For the Visionary Women’s Centre’s (VWC) Mother’s Support Group in western Kenya, it’s the intangible, difficult-to-measure benefits that are deeply important. After sharing the easily measured outcome of how much they saved in their piggy banks, the VWC members shared stories of lives changed through the program.


“More than once, when asked how the project has helped them, women will say that before the Mother’s Support Group, they were ordered around and didn’t have any status in the household,” shared Lizette Gilday, one of the VWC leaders. “Now, the women have vegetables, chickens, goats, and cows and can pay for their children and grandchildren’s schooling, and that brings status and standing within their family. One woman said that this status also improved her self-image; now, she is a granny who is smart and educating her children and grandchildren.”


Visionary Women's Center members receive their new savings pots (piggy banks) for the year, balancing them on their heads in a playful moment.


Seeing change

To try to capture some data about intangible changes, Universal Love Alliance (ULA) in Uganda did baseline surveys at their workshop for men who have perpetrated domestic violence. At the beginning of the session, all 27 attendees agreed that “a man’s choice should be accepted as the decision within the family and implemented without question.”

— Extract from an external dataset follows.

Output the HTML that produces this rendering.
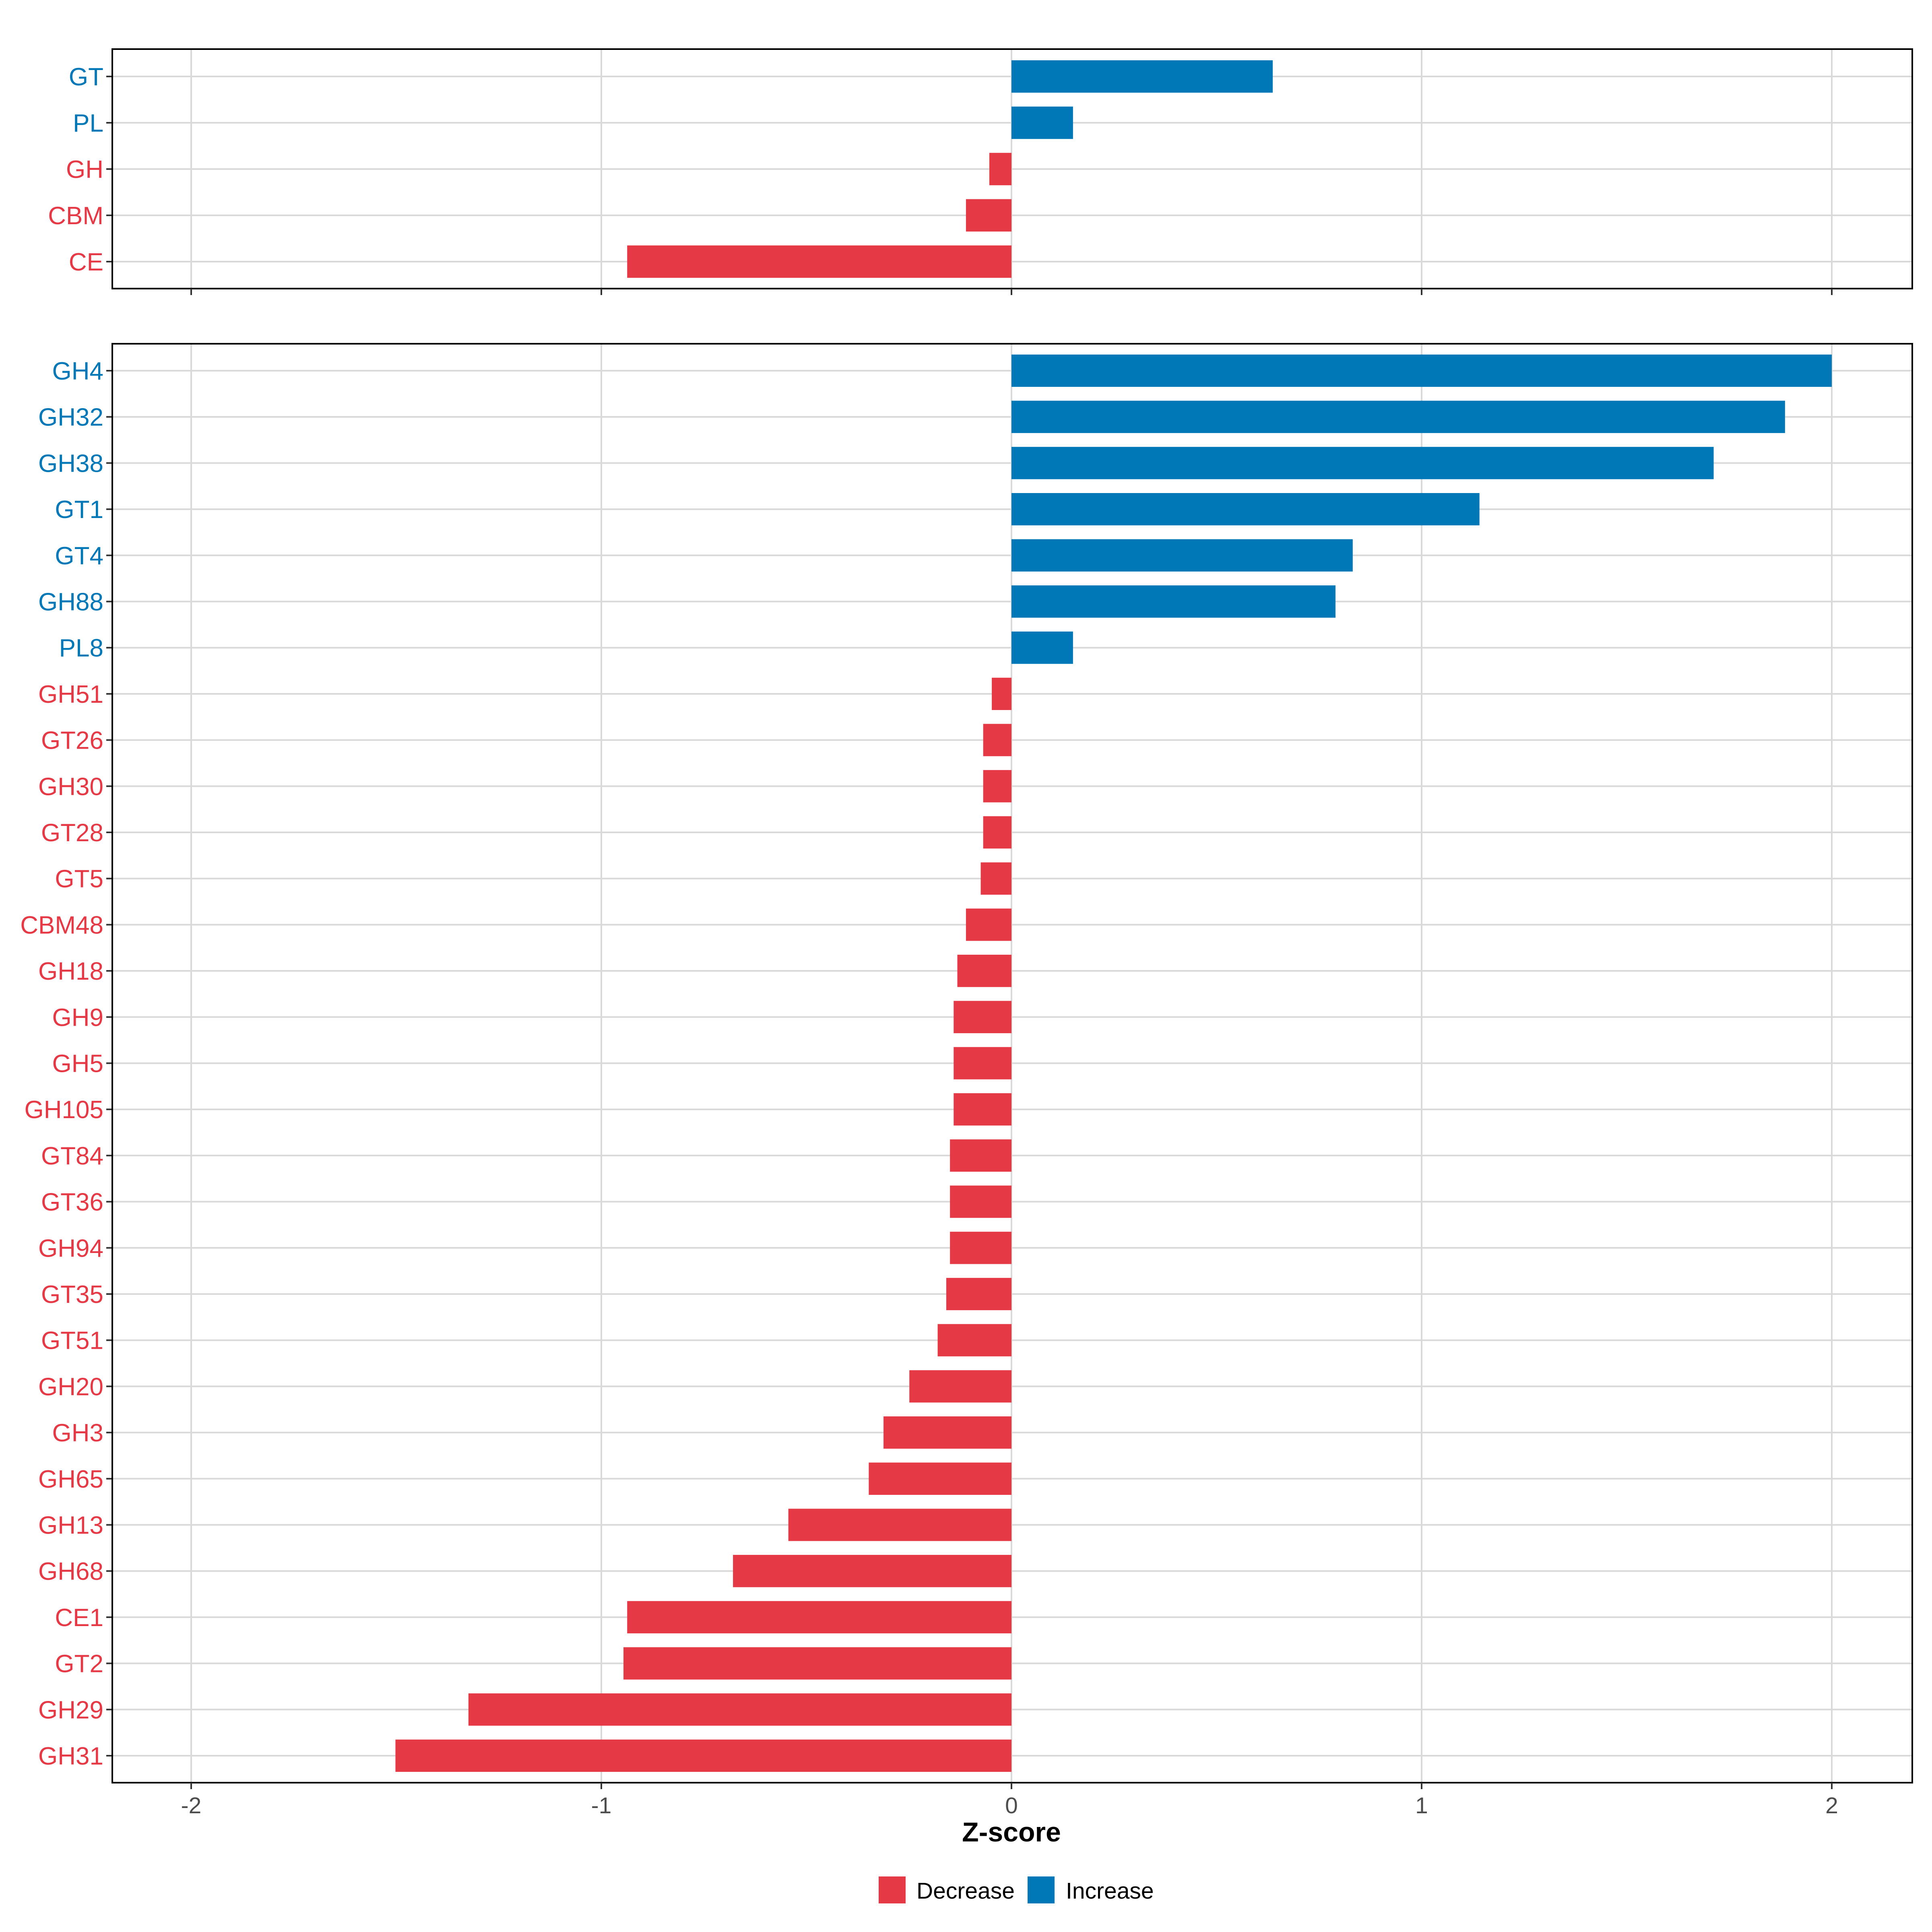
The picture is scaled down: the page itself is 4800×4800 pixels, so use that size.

During the workshop, the ULA leaders talked about different types of power, including power over, power to, power with, and power within. “After these presentations, the men were split into groups to determine whether they had learned something new. Each person shared with his group members what he learned during the sessions. They demonstrated reception to the ideas presented about living in harmony with their wives, and they laughed with each other as each shared the mistakes and hurt they had caused their wives out of ignorance.” The ULA team will follow up with the men and their wives in another two months to see how the workshops have impacted the family.


Men participating in the Men For Women Empowerment workshop run by Universal Love Alliance


As for how we might see the impact of e-CATS’s peacebuilding training of trainers workshops, we’ve agreed to have some of the newly-trained peacebuilders lead a session for me and the SIA African Advisory Board when we gather together in Kenya next month! What better way to show success than having the trainers demonstrate what they have learned in person?